### DIRECTION
Copy all the data exactly, except the pictures.

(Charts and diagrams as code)
####

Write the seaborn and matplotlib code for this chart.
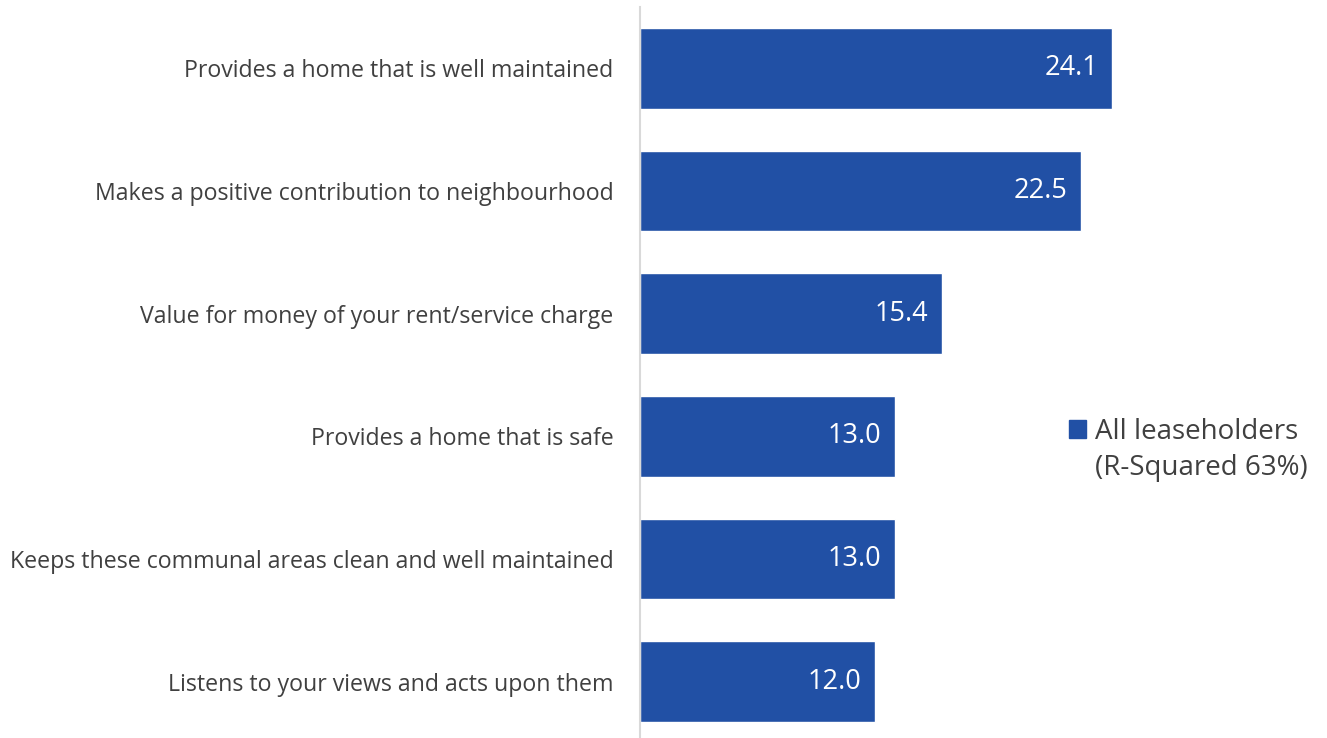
import matplotlib
matplotlib.use("Agg")
import matplotlib.pyplot as plt
from matplotlib.patches import Patch
import seaborn as sns
import pandas as pd

categories = [
    "Provides a home that is well maintained",
    "Makes a positive contribution to neighbourhood",
    "Value for money of your rent/service charge",
    "Provides a home that is safe",
    "Keeps these communal areas clean and well maintained",
    "Listens to your views and acts upon them",
]
values = [24.1, 22.5, 15.4, 13.0, 13.0, 12.0]
legend_lines = ["All leaseholders", "(R-Squared 63%)"]

df = pd.DataFrame({"driver": categories, "value": values})

sns.set_theme(style="white")
plt.rcParams["font.family"] = ["Open Sans", "DejaVu Sans"]

bar_color = "#2150A5"
text_color = "#404040"

fig = plt.figure(figsize=(13.27, 7.38), dpi=100)
ax = fig.add_axes([640 / 1327, -5 / 738, 490 / 1327, 736 / 738])

sns.barplot(data=df, x="value", y="driver", orient="h", color=bar_color,
            width=0.66, saturation=1, ax=ax)

ax.set_xlim(0, 25)
ax.set_ylim(5.5, -0.5)
ax.set_xlabel("")
ax.set_ylabel("")
ax.set_xticks([])
ax.tick_params(axis="y", length=0, pad=19, labelsize=16.7, labelcolor=text_color)

for side in ["top", "right", "bottom"]:
    ax.spines[side].set_visible(False)
ax.spines["left"].set_color("#d9d9d9")
ax.spines["left"].set_linewidth(1.5)

for container in ax.containers:
    ax.bar_label(container, labels=[f"{v:.1f}" for v in values],
                 padding=-10, color="white", fontsize=19.5)
    for lbl in ax.texts:
        lbl.set_ha("right")

# legend: coloured square on the first line, continuation line without a marker
handles = [Patch(facecolor=bar_color, edgecolor=bar_color),
           Patch(facecolor="none", edgecolor="none")]
fig.legend(handles, legend_lines, loc="upper left",
           bbox_to_anchor=(1069 / 1327, 1 - 418 / 738), frameon=False,
           borderpad=0, borderaxespad=0,
           fontsize=20, labelcolor=text_color, handlelength=0.62,
           handleheight=0.62, handletextpad=0.3, labelspacing=0.3)

fig.savefig("out.png", dpi=100)
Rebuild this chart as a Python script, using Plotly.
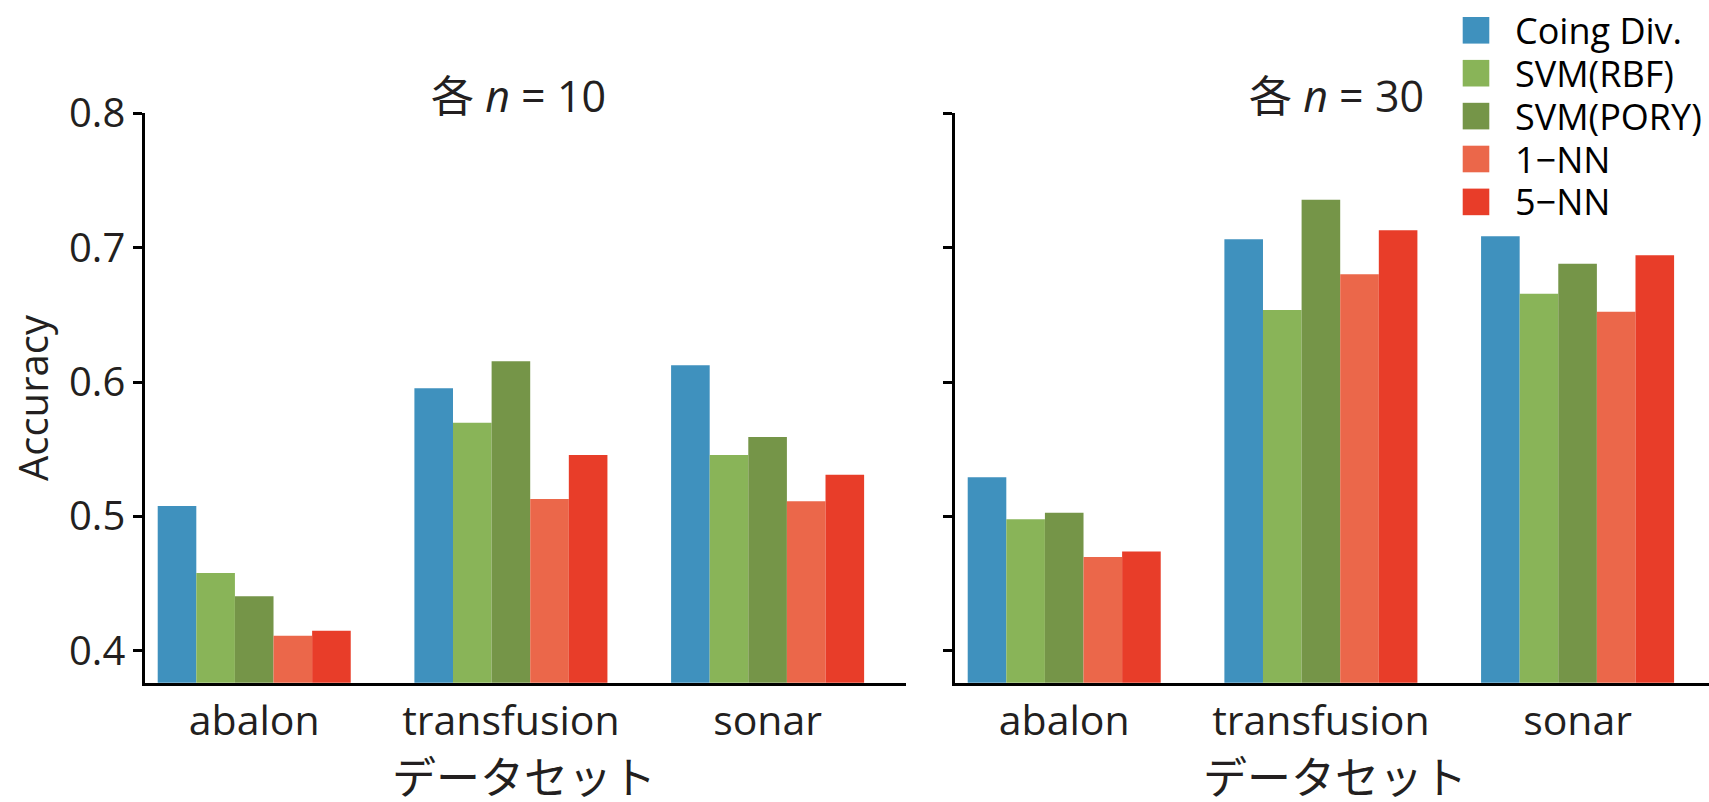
import plotly.graph_objects as go

# ---- data ----
datasets = ["abalon", "transfusion", "sonar"]
methods = ["Coing Div.", "SVM(RBF)", "SVM(PORY)", "1\u2212NN", "5\u2212NN"]
colors = ["#3f91be", "#89b458", "#759548", "#eb674a", "#e83d29"]

acc_n10_coing = [0.5077, 0.5953, 0.6124]
acc_n10_rbf = [0.4578, 0.5697, 0.5457]
acc_n10_pory = [0.4405, 0.6154, 0.5591]
acc_n10_1nn = [0.4112, 0.5129, 0.5112]
acc_n10_5nn = [0.4149, 0.5457, 0.5310]

acc_n30_coing = [0.5291, 0.7062, 0.7084]
acc_n30_rbf = [0.4978, 0.6536, 0.6657]
acc_n30_pory = [0.5027, 0.7357, 0.6881]
acc_n30_1nn = [0.4697, 0.6802, 0.6523]
acc_n30_5nn = [0.4738, 0.7129, 0.6943]

panel_titles = ["各 <i>n</i> = 10", "各 <i>n</i> = 30"]
x_title = "データセット"
y_title = "Accuracy"
y_ticks = [0.4, 0.5, 0.6, 0.7, 0.8]

series_n10 = [acc_n10_coing, acc_n10_rbf, acc_n10_pory, acc_n10_1nn, acc_n10_5nn]
series_n30 = [acc_n30_coing, acc_n30_rbf, acc_n30_pory, acc_n30_1nn, acc_n30_5nn]

W, H = 1709, 802
FONT = "Open Sans, Noto Sans CJK JP, sans-serif"
TXT = "#231f20"

fig = go.Figure()
for vals_list, xa, ya in [(series_n10, "x", "y"), (series_n30, "x2", "y2")]:
    for name, col, vals in zip(methods, colors, vals_list):
        fig.add_trace(go.Bar(
            x=datasets, y=vals, name=name, xaxis=xa, yaxis=ya,
            marker=dict(color=col, line=dict(width=0)),
            showlegend=False,
        ))

def px_x(p):
    return p / W

def px_y(p):
    return 1 - p / H

y_bottom_px, y_top_px = 682.7, 113.3
ydom = [px_y(y_bottom_px), px_y(y_top_px)]
yrange = [0.3762, 0.8]

common_x = dict(
    type="category", showline=True, linecolor="black", linewidth=2.5,
    ticks="", showgrid=False, zeroline=False, automargin=False,
    tickfont=dict(family=FONT, size=41, color=TXT),
    ticklabelstandoff=0,
)
common_y = dict(
    range=yrange, showline=True, linecolor="black", linewidth=2.5,
    ticks="outside", ticklen=9, tickwidth=2.5, tickcolor="black",
    tickvals=y_ticks, showgrid=False, zeroline=False, automargin=False,
    tickfont=dict(family=FONT, size=40, color=TXT),
)

fig.update_layout(
    template="none",
    width=W, height=H, autosize=False,
    margin=dict(l=0, r=0, t=0, b=0, pad=0),
    paper_bgcolor="white", plot_bgcolor="white",
    showlegend=False,
    barmode="group", bargap=0.248, bargroupgap=0,
    xaxis=dict(domain=[px_x(145), px_x(905.7)], range=[-0.4255, 2.538], anchor="y", **common_x),
    xaxis2=dict(domain=[px_x(955), 1.0], range=[-0.4255, 2.512], anchor="y2", **common_x),
    yaxis=dict(domain=ydom, anchor="x", ticktext=[f"{v:.1f}" for v in y_ticks], **common_y),
    yaxis2=dict(domain=ydom, anchor="x2", showticklabels=False, **common_y),
)

ann = []
# panel titles
for t, cx in zip(panel_titles, [518, 1336]):
    ann.append(dict(text=t, x=px_x(cx), y=px_y(96), xref="paper", yref="paper",
                    xanchor="center", yanchor="middle", showarrow=False,
                    font=dict(family=FONT, size=43, color=TXT)))
# x titles
for cx in [524, 1335]:
    ann.append(dict(text=x_title, x=px_x(cx), y=px_y(775), xref="paper", yref="paper",
                    xanchor="center", yanchor="middle", showarrow=False,
                    font=dict(family="Noto Sans CJK JP, sans-serif", size=44, color=TXT)))
# y title
ann.append(dict(text=y_title, x=px_x(32), y=px_y(398), xref="paper", yref="paper",
                xanchor="center", yanchor="middle", showarrow=False, textangle=-90,
                font=dict(family=FONT, size=40, color=TXT)))

# manual legend (large square swatches)
shapes = []
leg_x0, leg_sz, leg_y0, leg_dy = 1462.7, 26.6, 30.3, 42.9
for i, (name, col) in enumerate(zip(methods, colors)):
    cy = leg_y0 + i * leg_dy
    shapes.append(dict(type="rect", xref="paper", yref="paper",
                       x0=px_x(leg_x0), x1=px_x(leg_x0 + leg_sz),
                       y0=px_y(cy + leg_sz / 2), y1=px_y(cy - leg_sz / 2),
                       fillcolor=col, line=dict(width=0)))
    ann.append(dict(text=name, x=px_x(1513), y=px_y(cy), xref="paper", yref="paper",
                    xanchor="left", yanchor="middle", showarrow=False,
                    font=dict(family=FONT, size=36, color="black")))

fig.update_layout(annotations=ann, shapes=shapes)
fig.write_html(
    "out.html",
    config={"displayModeBar": False, "responsive": False},
    post_script="document.body.style.margin='0';document.body.style.overflow='hidden';",
)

####

### CORRECT RESULT
Write the seaborn and matplotlib code for this chart.
import matplotlib
matplotlib.use("Agg")
import matplotlib.pyplot as plt
from matplotlib.patches import Patch
import seaborn as sns
import pandas as pd

categories = [
    "Provides a home that is well maintained",
    "Makes a positive contribution to neighbourhood",
    "Value for money of your rent/service charge",
    "Provides a home that is safe",
    "Keeps these communal areas clean and well maintained",
    "Listens to your views and acts upon them",
]
values = [24.1, 22.5, 15.4, 13.0, 13.0, 12.0]
legend_lines = ["All leaseholders", "(R-Squared 63%)"]

df = pd.DataFrame({"driver": categories, "value": values})

sns.set_theme(style="white")
plt.rcParams["font.family"] = ["Open Sans", "DejaVu Sans"]

bar_color = "#2150A5"
text_color = "#404040"

fig = plt.figure(figsize=(13.27, 7.38), dpi=100)
ax = fig.add_axes([640 / 1327, -5 / 738, 490 / 1327, 736 / 738])

sns.barplot(data=df, x="value", y="driver", orient="h", color=bar_color,
            width=0.66, saturation=1, ax=ax)

ax.set_xlim(0, 25)
ax.set_ylim(5.5, -0.5)
ax.set_xlabel("")
ax.set_ylabel("")
ax.set_xticks([])
ax.tick_params(axis="y", length=0, pad=19, labelsize=16.7, labelcolor=text_color)

for side in ["top", "right", "bottom"]:
    ax.spines[side].set_visible(False)
ax.spines["left"].set_color("#d9d9d9")
ax.spines["left"].set_linewidth(1.5)

for container in ax.containers:
    ax.bar_label(container, labels=[f"{v:.1f}" for v in values],
                 padding=-10, color="white", fontsize=19.5)
    for lbl in ax.texts:
        lbl.set_ha("right")

# legend: coloured square on the first line, continuation line without a marker
handles = [Patch(facecolor=bar_color, edgecolor=bar_color),
           Patch(facecolor="none", edgecolor="none")]
fig.legend(handles, legend_lines, loc="upper left",
           bbox_to_anchor=(1069 / 1327, 1 - 418 / 738), frameon=False,
           borderpad=0, borderaxespad=0,
           fontsize=20, labelcolor=text_color, handlelength=0.62,
           handleheight=0.62, handletextpad=0.3, labelspacing=0.3)

fig.savefig("out.png", dpi=100)
Rebuild this chart as a Python script, using Plotly.
import plotly.graph_objects as go

# ---- data ----
datasets = ["abalon", "transfusion", "sonar"]
methods = ["Coing Div.", "SVM(RBF)", "SVM(PORY)", "1\u2212NN", "5\u2212NN"]
colors = ["#3f91be", "#89b458", "#759548", "#eb674a", "#e83d29"]

acc_n10_coing = [0.5077, 0.5953, 0.6124]
acc_n10_rbf = [0.4578, 0.5697, 0.5457]
acc_n10_pory = [0.4405, 0.6154, 0.5591]
acc_n10_1nn = [0.4112, 0.5129, 0.5112]
acc_n10_5nn = [0.4149, 0.5457, 0.5310]

acc_n30_coing = [0.5291, 0.7062, 0.7084]
acc_n30_rbf = [0.4978, 0.6536, 0.6657]
acc_n30_pory = [0.5027, 0.7357, 0.6881]
acc_n30_1nn = [0.4697, 0.6802, 0.6523]
acc_n30_5nn = [0.4738, 0.7129, 0.6943]

panel_titles = ["各 <i>n</i> = 10", "各 <i>n</i> = 30"]
x_title = "データセット"
y_title = "Accuracy"
y_ticks = [0.4, 0.5, 0.6, 0.7, 0.8]

series_n10 = [acc_n10_coing, acc_n10_rbf, acc_n10_pory, acc_n10_1nn, acc_n10_5nn]
series_n30 = [acc_n30_coing, acc_n30_rbf, acc_n30_pory, acc_n30_1nn, acc_n30_5nn]

W, H = 1709, 802
FONT = "Open Sans, Noto Sans CJK JP, sans-serif"
TXT = "#231f20"

fig = go.Figure()
for vals_list, xa, ya in [(series_n10, "x", "y"), (series_n30, "x2", "y2")]:
    for name, col, vals in zip(methods, colors, vals_list):
        fig.add_trace(go.Bar(
            x=datasets, y=vals, name=name, xaxis=xa, yaxis=ya,
            marker=dict(color=col, line=dict(width=0)),
            showlegend=False,
        ))

def px_x(p):
    return p / W

def px_y(p):
    return 1 - p / H

y_bottom_px, y_top_px = 682.7, 113.3
ydom = [px_y(y_bottom_px), px_y(y_top_px)]
yrange = [0.3762, 0.8]

common_x = dict(
    type="category", showline=True, linecolor="black", linewidth=2.5,
    ticks="", showgrid=False, zeroline=False, automargin=False,
    tickfont=dict(family=FONT, size=41, color=TXT),
    ticklabelstandoff=0,
)
common_y = dict(
    range=yrange, showline=True, linecolor="black", linewidth=2.5,
    ticks="outside", ticklen=9, tickwidth=2.5, tickcolor="black",
    tickvals=y_ticks, showgrid=False, zeroline=False, automargin=False,
    tickfont=dict(family=FONT, size=40, color=TXT),
)

fig.update_layout(
    template="none",
    width=W, height=H, autosize=False,
    margin=dict(l=0, r=0, t=0, b=0, pad=0),
    paper_bgcolor="white", plot_bgcolor="white",
    showlegend=False,
    barmode="group", bargap=0.248, bargroupgap=0,
    xaxis=dict(domain=[px_x(145), px_x(905.7)], range=[-0.4255, 2.538], anchor="y", **common_x),
    xaxis2=dict(domain=[px_x(955), 1.0], range=[-0.4255, 2.512], anchor="y2", **common_x),
    yaxis=dict(domain=ydom, anchor="x", ticktext=[f"{v:.1f}" for v in y_ticks], **common_y),
    yaxis2=dict(domain=ydom, anchor="x2", showticklabels=False, **common_y),
)

ann = []
# panel titles
for t, cx in zip(panel_titles, [518, 1336]):
    ann.append(dict(text=t, x=px_x(cx), y=px_y(96), xref="paper", yref="paper",
                    xanchor="center", yanchor="middle", showarrow=False,
                    font=dict(family=FONT, size=43, color=TXT)))
# x titles
for cx in [524, 1335]:
    ann.append(dict(text=x_title, x=px_x(cx), y=px_y(775), xref="paper", yref="paper",
                    xanchor="center", yanchor="middle", showarrow=False,
                    font=dict(family="Noto Sans CJK JP, sans-serif", size=44, color=TXT)))
# y title
ann.append(dict(text=y_title, x=px_x(32), y=px_y(398), xref="paper", yref="paper",
                xanchor="center", yanchor="middle", showarrow=False, textangle=-90,
                font=dict(family=FONT, size=40, color=TXT)))

# manual legend (large square swatches)
shapes = []
leg_x0, leg_sz, leg_y0, leg_dy = 1462.7, 26.6, 30.3, 42.9
for i, (name, col) in enumerate(zip(methods, colors)):
    cy = leg_y0 + i * leg_dy
    shapes.append(dict(type="rect", xref="paper", yref="paper",
                       x0=px_x(leg_x0), x1=px_x(leg_x0 + leg_sz),
                       y0=px_y(cy + leg_sz / 2), y1=px_y(cy - leg_sz / 2),
                       fillcolor=col, line=dict(width=0)))
    ann.append(dict(text=name, x=px_x(1513), y=px_y(cy), xref="paper", yref="paper",
                    xanchor="left", yanchor="middle", showarrow=False,
                    font=dict(family=FONT, size=36, color="black")))

fig.update_layout(annotations=ann, shapes=shapes)
fig.write_html(
    "out.html",
    config={"displayModeBar": False, "responsive": False},
    post_script="document.body.style.margin='0';document.body.style.overflow='hidden';",
)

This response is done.